Participants. Thirty (50% female) native Hong Kong Cantonese speakers with a mean age of 19.6 years and a mean education of 12.9 years.
Stimuli. Sixty regular-, 60 irregular-, and 60 pseudo-characters (with at least 75% of name agreement) in Chinese were matched by initial phoneme, number of strokes and family size. Additionally, regular- and irregular-characters were matched by frequency (low) and consistency.
Procedure. Each participant was asked to read aloud the stimuli presented on a laptop using the DMDX software. The order of stimuli presentation was randomized.
Data analysis. ANOVAs were carried out by participants and items with RTs and errors as dependent variables and type of stimuli (regular-, irregular- and pseudo-character) as repeated measures (F1) or between subject’s factor (F2) using SPSS 19.
The results for RTs and errors showed a main effect of type of character both by participants and items. Simple effects showed that irregular characters were treated significantly slower than regular and pseudocharacters. For errors, regular and pseudocharacters were significantly less error prone than irregular characters.

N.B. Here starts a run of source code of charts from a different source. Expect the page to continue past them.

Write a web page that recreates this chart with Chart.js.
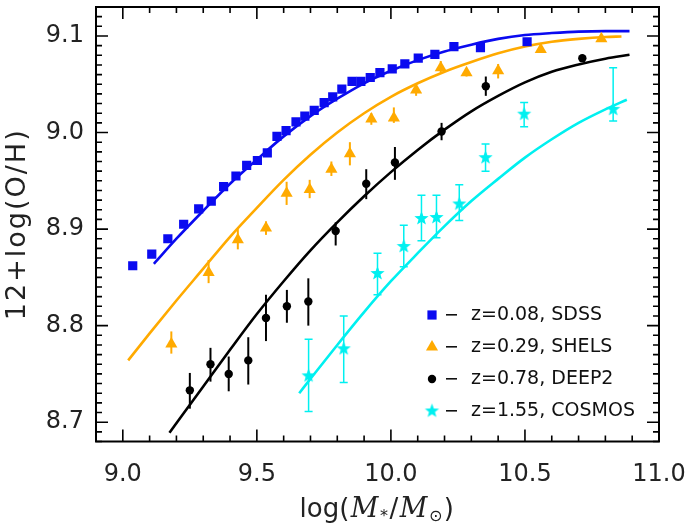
<!DOCTYPE html>
<html>
<head>
<meta charset="utf-8">
<script src="https://cdn.jsdelivr.net/npm/chart.js@4.4.0/dist/chart.umd.min.js"></script>
<style>
  html, body { margin: 0; padding: 0; background: #fff; }
</style>
</head>
<body>
<canvas id="c" width="685" height="527"></canvas>
<script>
//--- Data
var sdssX = [9.037, 9.108, 9.168, 9.227, 9.283, 9.330, 9.376, 9.422, 9.462, 9.502, 9.539, 9.575, 9.609, 9.646, 9.679,
             9.714, 9.751, 9.783, 9.817, 9.855, 9.888, 9.923, 9.959, 10.005, 10.052, 10.102, 10.164, 10.235, 10.334, 10.508];
var sdssY = [8.862, 8.874, 8.890, 8.905, 8.921, 8.929, 8.944, 8.955, 8.966, 8.971, 8.979, 8.996, 9.002, 9.011, 9.017,
             9.023, 9.031, 9.037, 9.045, 9.053, 9.053, 9.057, 9.062, 9.066, 9.071, 9.077, 9.081, 9.089, 9.088, 9.094];

var shelsX  = [9.181, 9.320, 9.429, 9.534, 9.611, 9.697, 9.778, 9.847, 9.927, 10.011, 10.094, 10.186, 10.282, 10.400, 10.559, 10.785];
var shelsY  = [8.781, 8.855, 8.889, 8.901, 8.937, 8.941, 8.962, 8.978, 9.014, 9.015, 9.044, 9.067, 9.062, 9.064, 9.086, 9.097];
var shelsLo = [8.771, 8.844, 8.879, 8.894, 8.925, 8.932, 8.955, 8.966, 9.008, 9.010, 9.038, 9.062, 9.058, 9.056, 9.083, 9.095];
var shelsHi = [8.794, 8.868, 8.900, 8.908, 8.949, 8.951, 8.970, 8.990, 9.020, 9.026, 9.050, 9.074, 9.066, 9.071, 9.089, 9.100];

var deep2X  = [9.250, 9.327, 9.395, 9.468, 9.534, 9.612, 9.692, 9.794, 9.908, 10.015, 10.189, 10.354, 10.714];
var deep2Y  = [8.733, 8.760, 8.750, 8.764, 8.808, 8.820, 8.825, 8.898, 8.947, 8.969, 9.001, 9.048, 9.077];
var deep2Lo = [8.714, 8.742, 8.732, 8.739, 8.784, 8.803, 8.800, 8.883, 8.931, 8.951, 8.992, 9.038, 9.073];
var deep2Hi = [8.751, 8.777, 8.768, 8.788, 8.832, 8.837, 8.849, 8.907, 8.962, 8.985, 9.010, 9.058, 9.080];

var cosmosX  = [9.693, 9.824, 9.950, 10.048, 10.114, 10.170, 10.255, 10.353, 10.497, 10.829];
var cosmosY  = [8.748, 8.776, 8.854, 8.882, 8.911, 8.912, 8.926, 8.974, 9.019, 9.024];
var cosmosLo = [8.711, 8.741, 8.832, 8.861, 8.888, 8.891, 8.909, 8.960, 9.006, 9.012];
var cosmosHi = [8.786, 8.810, 8.875, 8.904, 8.935, 8.935, 8.946, 8.988, 9.031, 9.067];

//--- fitted curves
var sdssFitX = [9.116, 9.2, 9.3, 9.4, 9.5, 9.6, 9.7, 9.8, 9.9, 10.0, 10.1, 10.2, 10.3, 10.4, 10.5, 10.6, 10.7, 10.8, 10.89];
var sdssFitY = [8.864, 8.890, 8.919, 8.947, 8.972, 8.996, 9.017, 9.035, 9.051, 9.064, 9.075, 9.084, 9.091, 9.097, 9.101, 9.103, 9.1045, 9.105, 9.105];
var shelsFitX = [9.02, 9.1, 9.2, 9.3, 9.4, 9.5, 9.6, 9.7, 9.8, 9.9, 10.0, 10.1, 10.2, 10.3, 10.4, 10.5, 10.6, 10.7, 10.8, 10.86];
var shelsFitY = [8.764, 8.792, 8.826, 8.859, 8.892, 8.922, 8.951, 8.977, 9.000, 9.020, 9.037, 9.051, 9.063, 9.073, 9.082, 9.089, 9.094, 9.097, 9.099, 9.0995];
var deep2FitX = [9.174, 9.3, 9.4, 9.5, 9.6, 9.7, 9.8, 9.9, 10.0, 10.1, 10.2, 10.3, 10.4, 10.5, 10.6, 10.7, 10.8, 10.89];
var deep2FitY = [8.689, 8.737, 8.775, 8.812, 8.846, 8.878, 8.907, 8.934, 8.959, 8.982, 9.003, 9.022, 9.038, 9.052, 9.063, 9.0705, 9.0765, 9.0805];
var cosmosFitX = [9.658, 9.7, 9.8, 9.9, 10.0, 10.1, 10.2, 10.3, 10.4, 10.5, 10.6, 10.7, 10.8, 10.88];
var cosmosFitY = [8.730, 8.745, 8.780, 8.814, 8.846, 8.875, 8.903, 8.929, 8.952, 8.974, 8.993, 9.010, 9.024, 9.034];

var labels = ['z=0.08, SDSS', 'z=0.29, SHELS', 'z=0.78, DEEP2', 'z=1.55, COSMOS'];
var xTicks = [9.0, 9.5, 10.0, 10.5, 11.0];
var yTicks = [8.7, 8.8, 8.9, 9.0, 9.1];

var BLUE = '#0a0af0', ORANGE = '#ffaa00', BLACK = '#000000', CYAN = '#00f0f0';
var FONT = '"DejaVu Sans", sans-serif';

function pts(xs, ys) {
    var out = [];
    for (var i = 0; i < xs.length; i++) out.push({ x: xs[i], y: ys[i] });
    return out;
}

// filled five point star, the library has only a stroked one
function makeStar(color, r) {
    var c = document.createElement('canvas');
    var s = Math.ceil(r * 2 + 2);
    c.width = s; c.height = s;
    var g = c.getContext('2d');
    g.fillStyle = color;
    g.beginPath();
    for (var i = 0; i < 10; i++) {
        var rr = i % 2 === 0 ? r : r * 0.42;
        var a = -Math.PI / 2 + i * Math.PI / 5;
        g.lineTo(s / 2 + rr * Math.cos(a), s / 2 + rr * Math.sin(a));
    }
    g.closePath();
    g.fill();
    return c;
}
var star = makeStar(CYAN, 7.5);

function fitLine(xs, ys, color) {
    return {
        type: 'line', data: pts(xs, ys), borderColor: color, borderWidth: 2.6,
        pointRadius: 0, fill: false, cubicInterpolationMode: 'monotone', order: 5
    };
}

var datasets = [
    { label: labels[0], data: pts(sdssX, sdssY), pointStyle: 'rect', pointRadius: 6.5,
      backgroundColor: BLUE, borderColor: BLUE, borderWidth: 0, order: 1 },
    { label: labels[1], data: pts(shelsX, shelsY), pointStyle: 'triangle', pointRadius: 7,
      backgroundColor: ORANGE, borderColor: ORANGE, borderWidth: 0, errLo: shelsLo, errHi: shelsHi, order: 1 },
    { label: labels[2], data: pts(deep2X, deep2Y), pointStyle: 'circle', pointRadius: 4.2,
      backgroundColor: BLACK, borderColor: BLACK, borderWidth: 0, errLo: deep2Lo, errHi: deep2Hi, order: 1 },
    { label: labels[3], data: pts(cosmosX, cosmosY), pointStyle: star, pointRadius: 7,
      backgroundColor: CYAN, borderColor: CYAN, borderWidth: 0, errLo: cosmosLo, errHi: cosmosHi, cap: 4, order: 1 },
    fitLine(sdssFitX, sdssFitY, BLUE),
    fitLine(shelsFitX, shelsFitY, ORANGE),
    fitLine(deep2FitX, deep2FitY, BLACK),
    fitLine(cosmosFitX, cosmosFitY, CYAN)
];

//--- error bars under the markers
var errorBars = {
    id: 'errorBars',
    beforeDatasetsDraw: function (chart) {
        var ctx = chart.ctx, xs = chart.scales.x, ys = chart.scales.y;
        ctx.save();
        chart.data.datasets.forEach(function (ds) {
            if (!ds.errLo) return;
            ctx.strokeStyle = ds.borderColor;
            ctx.lineWidth = ds.cap ? 1.5 : 2;
            ds.data.forEach(function (p, i) {
                var px = xs.getPixelForValue(p.x);
                var y1 = ys.getPixelForValue(ds.errLo[i]), y2 = ys.getPixelForValue(ds.errHi[i]);
                ctx.beginPath();
                ctx.moveTo(px, y1); ctx.lineTo(px, y2);
                if (ds.cap) {
                    ctx.moveTo(px - ds.cap, y1); ctx.lineTo(px + ds.cap, y1);
                    ctx.moveTo(px - ds.cap, y2); ctx.lineTo(px + ds.cap, y2);
                }
                ctx.stroke();
            });
        });
        ctx.restore();
    }
};

//--- frame, inward ticks, titles and legend
var frame = {
    id: 'frame',
    afterDraw: function (chart) {
        var ctx = chart.ctx, a = chart.chartArea, xs = chart.scales.x, ys = chart.scales.y;
        ctx.save();
        ctx.strokeStyle = '#000';
        ctx.lineWidth = 1.6;
        ctx.beginPath();
        var v, p, len;
        for (v = 90; v <= 110; v++) {
            p = xs.getPixelForValue(v / 10);
            len = v % 5 === 0 ? 12 : 6;
            ctx.moveTo(p, a.bottom); ctx.lineTo(p, a.bottom - len);
            ctx.moveTo(p, a.top); ctx.lineTo(p, a.top + len);
        }
        for (v = 868; v <= 913; v++) {
            p = ys.getPixelForValue(v / 100);
            len = v % 10 === 0 ? 12 : 6;
            ctx.moveTo(a.left, p); ctx.lineTo(a.left + len, p);
            ctx.moveTo(a.right, p); ctx.lineTo(a.right - len, p);
        }
        ctx.stroke();
        ctx.lineWidth = 2;
        ctx.strokeRect(a.left, a.top, a.right - a.left, a.bottom - a.top);

        // y title
        ctx.fillStyle = '#222';
        ctx.font = '27px ' + FONT;
        ctx.textAlign = 'center';
        ctx.textBaseline = 'middle';
        ctx.save();
        ctx.translate(18, (a.top + a.bottom) / 2);
        ctx.rotate(-Math.PI / 2);
        ctx.letterSpacing = '2px';
        ctx.fillText('12+log(O/H)', 0, 0);
        ctx.restore();

        // x title: log(M*/M⊙)
        var parts = [
            { t: 'log(', f: '26px ' + FONT, dy: 0 },
            { t: 'M', f: 'italic 27px "DejaVu Serif", serif', dy: 0 },
            { t: '*', f: '16px ' + FONT, dy: 7 },
            { t: '/', f: '26px ' + FONT, dy: 0 },
            { t: 'M', f: 'italic 27px "DejaVu Serif", serif', dy: 0 },
            { t: '\u2299', f: '16px ' + FONT, dy: 7 },
            { t: ')', f: '26px ' + FONT, dy: 0 }
        ];
        var total = 0;
        parts.forEach(function (q) { ctx.font = q.f; q.w = ctx.measureText(q.t).width + 1.5; total += q.w; });
        var cx = (a.left + a.right) / 2 - total / 2, ty = 510;
        ctx.textAlign = 'left';
        ctx.textBaseline = 'middle';
        parts.forEach(function (q) {
            ctx.font = q.f;
            ctx.fillText(q.t, cx, ty + q.dy);
            cx += q.w;
        });

        // legend
        ctx.font = '19px ' + FONT;
        ctx.textBaseline = 'middle';
        chart.data.datasets.slice(0, 4).forEach(function (ds, i) {
            var ly = 315 + i * 32;
            ctx.fillStyle = ds.backgroundColor;
            ctx.strokeStyle = ds.backgroundColor;
            Chart.helpers.drawPoint(ctx, { pointStyle: ds.pointStyle, radius: ds.pointRadius, borderWidth: 0 }, 432, ly);
            ctx.fillStyle = '#111';
            ctx.fillRect(446, ly - 1, 11, 1.6);
            ctx.fillText(ds.label, 471, ly);
        });
        ctx.restore();
    }
};

var chart = new Chart(document.getElementById('c'), {
    type: 'scatter',
    data: { datasets: datasets },
    options: {
        responsive: false,
        animation: false,
        layout: { padding: { left: 0, right: 26, top: 1, bottom: 0 } },
        plugins: { legend: { display: false }, tooltip: { enabled: false } },
        scales: {
            x: {
                type: 'linear', min: 8.9, max: 11.0,
                grid: { display: false, drawTicks: false },
                border: { display: false },
                afterFit: function (s) { s.height = 85.5; s.paddingLeft = 0; s.paddingRight = 0; },
                afterBuildTicks: function (s) { s.ticks = xTicks.map(function (v) { return { value: v }; }); },
                ticks: {
                    padding: 19, color: '#222', maxRotation: 0, autoSkip: false,
                    font: { family: FONT, size: 24 },
                    callback: function (v) { return Number(v).toFixed(1); }
                }
            },
            y: {
                type: 'linear', min: 8.68, max: 9.13,
                grid: { display: false, drawTicks: false },
                border: { display: false },
                afterFit: function (s) { s.width = 96; s.paddingTop = 0; s.paddingBottom = 0; },
                afterBuildTicks: function (s) { s.ticks = yTicks.map(function (v) { return { value: v }; }); },
                ticks: {
                    padding: 12, color: '#222', autoSkip: false,
                    font: { family: FONT, size: 24 },
                    callback: function (v) { return Number(v).toFixed(1); }
                }
            }
        }
    },
    plugins: [errorBars, frame]
});
</script>
</body>
</html>
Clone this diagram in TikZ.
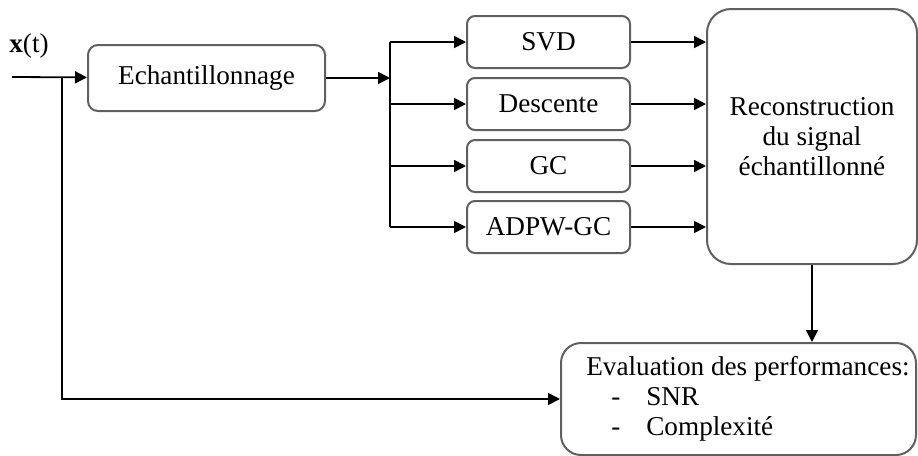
\documentclass[tikz,border=0pt]{standalone}
\usepackage{fontspec}
\setmainfont{Liberation Serif}
\usetikzlibrary{arrows.meta}
\usepackage{xcolor}

\tikzset{
  bloc/.style={draw=gray!75!black, line width=1pt, rounded corners=4pt,
    minimum width=81.5pt, minimum height=26pt, inner sep=0pt},
  fleche/.style={line width=0.9pt, -{Triangle[length=6pt,width=6pt]}},
  trait/.style={line width=0.9pt},
}
\newcommand{\evitem}[1]{\hspace*{9.5pt}\makebox[30pt][l]{\hspace*{12.5pt}-}#1}

\begin{document}
\begin{tikzpicture}[x=0.5pt,y=-0.5pt,font=\fontsize{13.6}{15}\selectfont]
\useasboundingbox (0,0) rectangle (918,456);
% entree
\node (xt) at (29,46) {\textbf{x}(t)};
\coordinate (in) at (12,77);
\coordinate (tap) at (62,77);
\node[bloc, rounded corners=5pt, minimum width=118.5pt, minimum height=33pt] (ech) at (206.5,78) {Echantillonnage};
\coordinate (bus) at (390,78);
% methodes
\node[bloc] (svd) at (548.5,42) {SVD};
\node[bloc] (desc) at (548.5,104) {Descente};
\node[bloc] (gc) at (548.5,166) {GC};
\node[bloc] (adpw) at (548.5,227) {ADPW-GC};
% reconstruction et evaluation
\node[bloc, rounded corners=12pt, minimum width=105pt, minimum height=127.5pt, align=center] (rec) at (812,136.5)
  {Reconstruction\\du signal\\échantillonné};
\node[bloc, rounded corners=10pt, minimum width=177.5pt, minimum height=56pt, align=left] (eval) at (738.5,399)
  {\hspace*{9.5pt}Evaluation des performances:\\\evitem{SNR}\\\evitem{Complexité}};
% liaisons
\draw[fleche] (in) -- (ech);
\draw[fleche] (tap) |- (eval);
\draw[fleche] (ech) -- (bus);
\draw[trait] (bus |- svd) -- (bus |- adpw);
\foreach \m in {svd,desc,gc,adpw} {
  \draw[fleche] (bus |- \m) -- (\m);
  \draw[fleche] (\m) -- (rec.west |- \m);
}
\draw[fleche] (rec.south) -- (rec.south |- eval.north);
\end{tikzpicture}
\end{document}
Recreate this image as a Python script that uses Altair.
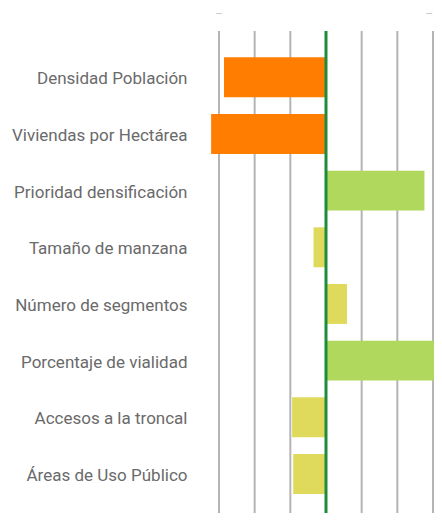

The regularity effect found here suggests that irregular characters are read via the lexical semantic route while regular and pseudocharacters are read through the lexical non-semantic route. These results are in line with -and extend- the literature on surface acquired dyslexia in Chinese (Weekes & Chen, 1999; Wu et al., 2014) since, to the best of our knowledge, this is the first study that addressed regular, irregular and pseudocharacter reading in Cantonese Chinese healthy adults.